Contributing a new resource type usually means:

Find the Azure OpenAPI spec for the resource.
Add it to the configuration.
Run the codegen.
Add tests.
Open PR.

The codegen does the heavy lifting. The hand-written code is small — usually just the customisations the spec doesn’t cover.

The conversion-webhook story

Azure API versions move fast. ASO supports multiple API versions of the same resource by emitting both versions and a conversion webhook that translates between them at runtime.

The conversion webhook is one of the more complex pieces of code in the project. The codegen produces conversion functions field-by-field; the webhook hosts them and routes incoming requests through the right version chain.

If you’re adding a new API version of an existing resource, plan to spend time understanding the conversion path. The error messages from a misconfigured conversion are obscure (the API server returns a generic 500); the fix is usually in a one-line codegen customisation.

What slowed us down

Three friction sources, in increasing order of cost:

OpenAPI spec quality. Azure’s specs sometimes had wrong types or missing properties. Filing upstream bugs against Azure-rest-api-specs was the right answer but took weeks to land.
Backwards-compatibility discipline. ASO has users in production. A breaking change to a CRD is a migration burden for every user. We discussed every breaking change at length before shipping; the conversation was slow but the alternative was worse.
Cross-team review cadence. Microsoft reviewers were committed but spread across many contributions. A PR could sit for a week waiting for the right reviewer. The fix was pairing: a Microsoft reviewer paired with each external contributor’s PRs as a shadow approver.

What I shipped

My contributions clustered around:

Network resource types (subnets, NSGs, route tables) that the Ericsson team needed for their use cases.
Bug fixes in the conversion webhook around field renames.
Codegen customisations for resources where the OpenAPI spec was awkward.

The cumulative footprint was small per PR but covered enough surface that the contribution graph stayed active.

The trust accumulation

The most valuable thing about multi-vendor OSS contribution was the trust that accumulated over time. Year one I was a contributor filing PRs. Year two I was a reviewer the maintainers trusted to sign off on adjacent work. Year three I was attending the architecture reviews.

The trust took months per step and was contingent on showing up consistently. The shortcut would have been to land big PRs early; the actual path was to land small, correct, well-tested PRs over a long time. The latter compounded.

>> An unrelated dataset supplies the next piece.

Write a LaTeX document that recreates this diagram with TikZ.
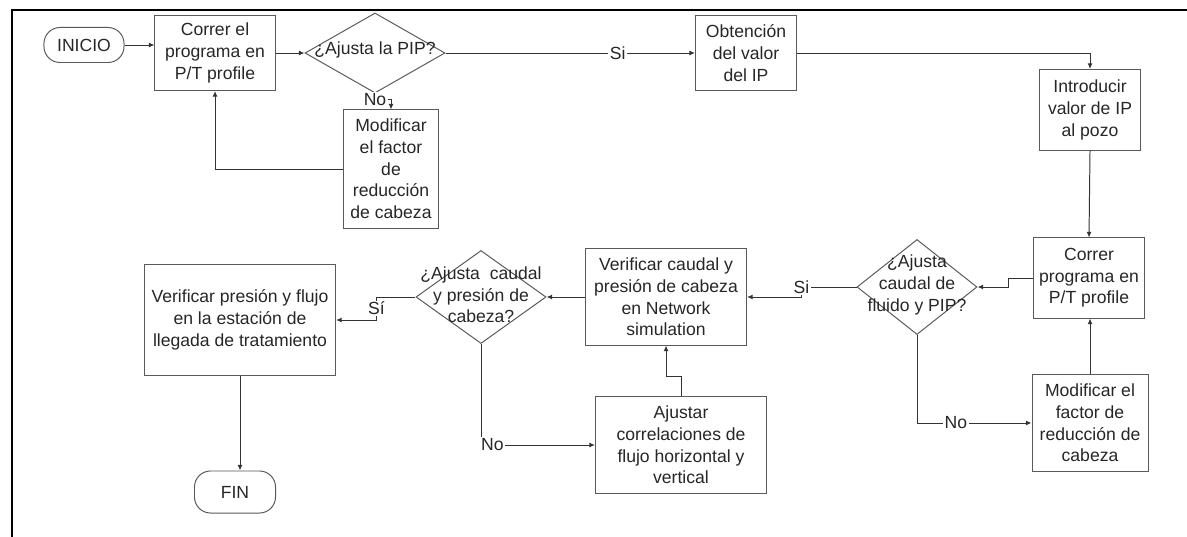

What this kind of work is good for

If you’re early-career, it’s the cheapest way to work with code reviewed by very senior engineers — including the project maintainers and the cross-vendor reviewers. The feedback loop makes you a better engineer faster than a typical job rotation.

If you’re mid-career, it’s a portfolio piece that a recruiter can verify in 30 seconds. “Core contributor to X” is more useful than a paragraph about an internal project that requires NDA-protected context to understand.

If you’re senior, it’s a place to see how decisions get made when no single team owns the codebase. The patterns you pick up transfer to internal cross-team work where the dynamics are similar but the visibility is worse.

azure-service-operator wasn’t my biggest contribution numerically. It was one of the highest-signal ones because the codebase is visible, the contribution graph is public, and the patterns generalised. The same is true of most upstream OSS work — pick something used in production, contribute consistently, and the compounding does the rest.